The incident occurred a few months after an MIT professor raised concern in a faculty newsletter that the university has stalled in some of its efforts to hire outstanding women scientists and treat them equally. In 1999, MIT acknowledged a pervasive bias against women and promised to work to achieve equity in hiring, pay, and the overall treatment of women.

The tempest also adds to concerns about the future of MIT’s efforts in neuroscience. Some professors say Tonegawa has already caused tension because he is overly competitive with any potential rival, including the McGovern Institute, which shares the same new neuroscience building at MIT.

MIT professor Tomaso Poggio said Tonegawa appears to want “everything to be under his control.”

“Most people would say that he is very smart and charming and a very difficult person to deal with. He is not a team player,” said Poggio, a professor at the McGovern Institute.

On July 7, a week after letters criticizing Tonegawa were sent to Hockfield, a group of six MIT faculty, including two women, wrote to the president in defense of Tonegawa. The signers of the letter are all affiliated with the center that Tonegawa oversees. They wrote that Karpova asked Tonegawa whether he would collaborate with her, and he said that he would not.

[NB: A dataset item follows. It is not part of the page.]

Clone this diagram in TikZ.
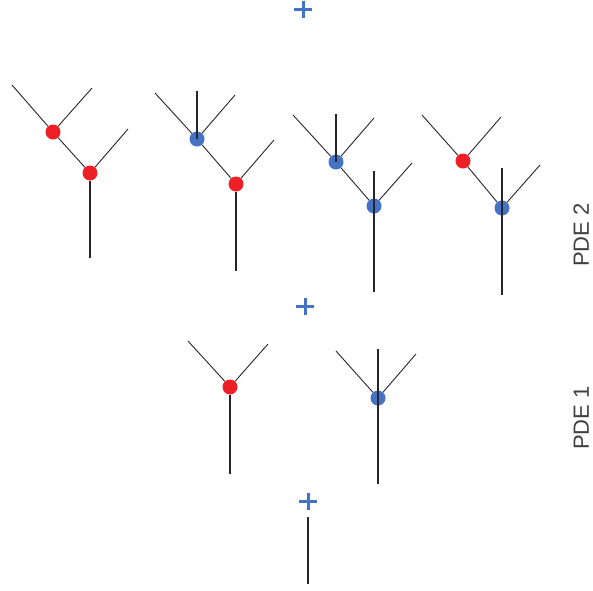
\documentclass[tikz,border=0pt]{standalone}
\usepackage{fontspec}
\setmainfont{Liberation Sans}
\definecolor{dotred}{HTML}{EE2026}
\definecolor{dotblue}{HTML}{4472C4}
\definecolor{lblgray}{HTML}{404040}
\tikzset{
  branch/.style={draw=black!85, line width=0.9pt},
  trunk/.style={draw=black!85, line width=1.6pt},
  rdot/.style={circle, fill=dotred, minimum size=15pt, inner sep=0pt},
  bdot/.style={circle, fill=dotblue, minimum size=15pt, inner sep=0pt},
  plussign/.style={minimum width=18pt, minimum height=17pt, inner sep=0pt,
    path picture={\draw[dotblue, line width=3pt]
      (path picture bounding box.north) -- (path picture bounding box.south)
      (path picture bounding box.west) -- (path picture bounding box.east);}},
  lbl/.style={text=lblgray, font=\fontsize{22}{22}\selectfont, rotate=90,
    inner sep=0pt, text depth=0pt, anchor=south}
}
\begin{document}
\begin{tikzpicture}[x=1pt,y=-1pt]
\useasboundingbox (0,0) rectangle (593,590);
% plus signs
\node[plussign] (plusA) at (303,9) {};
\node[plussign] (plusB) at (305,306) {};
\node[plussign] (plusC) at (308,501) {};
% root
\coordinate (r0) at (308,517);
\coordinate (r1) at (308,584);
\draw[trunk] (r0) -- (r1);

% ---------- PDE 1 ----------
% tree A (red)
\node[rdot] (aA) at (230,387) {};
\coordinate (aAl) at (188,341);
\coordinate (aAr) at (268,344);
\coordinate (aAb) at (230,474);
\draw[branch] (aAl) -- (aA);
\draw[branch] (aAr) -- (aA);
\draw[trunk] (aA) -- (aAb);
% tree B (blue)
\node[bdot] (aB) at (378,398) {};
\coordinate (aBl) at (336,351);
\coordinate (aBr) at (416,354);
\coordinate (aBt) at (378,349);
\coordinate (aBb) at (378,484);
\draw[branch] (aBl) -- (aB);
\draw[branch] (aBr) -- (aB);
\draw[trunk] (aBt) -- (aB.center) -- (aBb);

% ---------- PDE 2 ----------
% tree 1 (red, red)
\node[rdot] (t1u) at (53,132) {};
\node[rdot] (t1d) at (90,173) {};
\coordinate (t1l) at (12,85);
\coordinate (t1r) at (92,88);
\coordinate (t1rr) at (128,129);
\coordinate (t1b) at (90,258);
\draw[branch] (t1l) -- (t1u);
\draw[branch] (t1r) -- (t1u);
\draw[branch] (t1u) -- (t1d);
\draw[branch] (t1rr) -- (t1d);
\draw[trunk] (t1d) -- (t1b);
% tree 2 (blue, red)
\node[bdot] (t2u) at (197,139) {};
\node[rdot] (t2d) at (236,184) {};
\coordinate (t2l) at (155,93);
\coordinate (t2t) at (197,91);
\coordinate (t2r) at (235,95);
\coordinate (t2rr) at (274,140);
\coordinate (t2b) at (236,271);
\draw[branch] (t2l) -- (t2u);
\draw[branch] (t2r) -- (t2u);
\draw[trunk] (t2t) -- (t2u.center);
\draw[branch] (t2u) -- (t2d);
\draw[branch] (t2rr) -- (t2d);
\draw[trunk] (t2d) -- (t2b);
% tree 3 (blue, blue)
\node[bdot] (t3u) at (336,162) {};
\node[bdot] (t3d) at (374,206) {};
\coordinate (t3l) at (293,115);
\coordinate (t3t) at (336,114);
\coordinate (t3r) at (374,118);
\coordinate (t3rr) at (412,163);
\coordinate (t3v) at (374,171);
\coordinate (t3b) at (374,292);
\draw[branch] (t3l) -- (t3u);
\draw[branch] (t3r) -- (t3u);
\draw[trunk] (t3t) -- (t3u.center);
\draw[branch] (t3u) -- (t3d);
\draw[branch] (t3rr) -- (t3d);
\draw[trunk] (t3v) -- (t3d.center) -- (t3b);
% tree 4 (red, blue)
\node[rdot] (t4u) at (463,161) {};
\node[bdot] (t4d) at (502,208) {};
\coordinate (t4l) at (422,115);
\coordinate (t4r) at (501,117);
\coordinate (t4rr) at (540,165);
\coordinate (t4v) at (502,168);
\coordinate (t4b) at (502,295);
\draw[branch] (t4l) -- (t4u);
\draw[branch] (t4r) -- (t4u);
\draw[branch] (t4u) -- (t4d);
\draw[branch] (t4rr) -- (t4d);
\draw[trunk] (t4v) -- (t4d.center) -- (t4b);

% labels
\node[lbl] (pde2) at (589,235) {PDE 2};
\node[lbl] (pde1) at (589,418) {PDE 1};
\end{tikzpicture}
\end{document}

“We feel that Susumu is being unfairly maligned, and we wish to express our strong support of him,” they wrote. “This is not a gender issue, and to portray it as such sets back the cause of women scientists.”

The letter also says that punishing Susumu would have “far-reaching negative consequences” and would endanger future funding for the institute Tonegawa oversees.

In an e-mail responding to a Globe request for comment, Karpova would not field questions about what occurred. “I do believe that this problem has been sorted out for the present,” she wrote.

She said she was accepting an offer to lead a research team at a lab called Janelia Farm in Virginia, recently established by the Howard Hughes Medical Institute, “and I am very excited about this unique opportunity.”

Karpova declined the university’s job offer in a June 24 e-mail to the science dean and other MIT officials, according to a copy included in a complaint to university officials from Stanford professor Ben A. Barres.

“I wanted very much to come to MIT,” she wrote in the e-mail. “However, the strong resistance to my recruitment by Dr. Tonegawa has convinced me that I could not develop my scientific career at MIT in the kind of a nurturing atmosphere that I and the young people joining my lab would need in order to succeed.”

Karpova added that senior faculty at MIT warned her “about the professional difficulties I would face at MIT in a situation where part of the community strongly felt that my research direction could potentially compete with their scientific interests.”

Tonegawa was awarded the 1987 Nobel Prize in physiology or medicine for pioneering work on the genetics of the immune system. He then moved into neuroscience, and is particularly focused on studying memory.

Several scientists said Karpova is considered one of the most promising young neuroscientists. Her work “has incredible potential for making big steps forward in our understanding of how the brain works,” said Barres, when asked to comment on his letter to MIT. He wrote in the letter that the young scientist told him about her experiences at MIT during a visit to Stanford, which also was interested in hiring her.

Barres’s letter also said that in addition to Tonegawa, Silbey, the science dean, advised Karpova not to come to MIT. Barres also wrote that Tonegawa told her “if she came he would do his best to block her success, including blocking access to the animal facility that he claims to have control over.”

Silbey said that’s not true, and contended that he told Karpova he wanted her to come to MIT. He said the overlap of her research and Tonegawa’s would make it important for her to establish her independence in order to win tenure.

Tonegawa’s tone, in e-mails Silbey saw, “wasn’t at all threatening or unpleasant. It was in fact quite complimentary,” the dean said.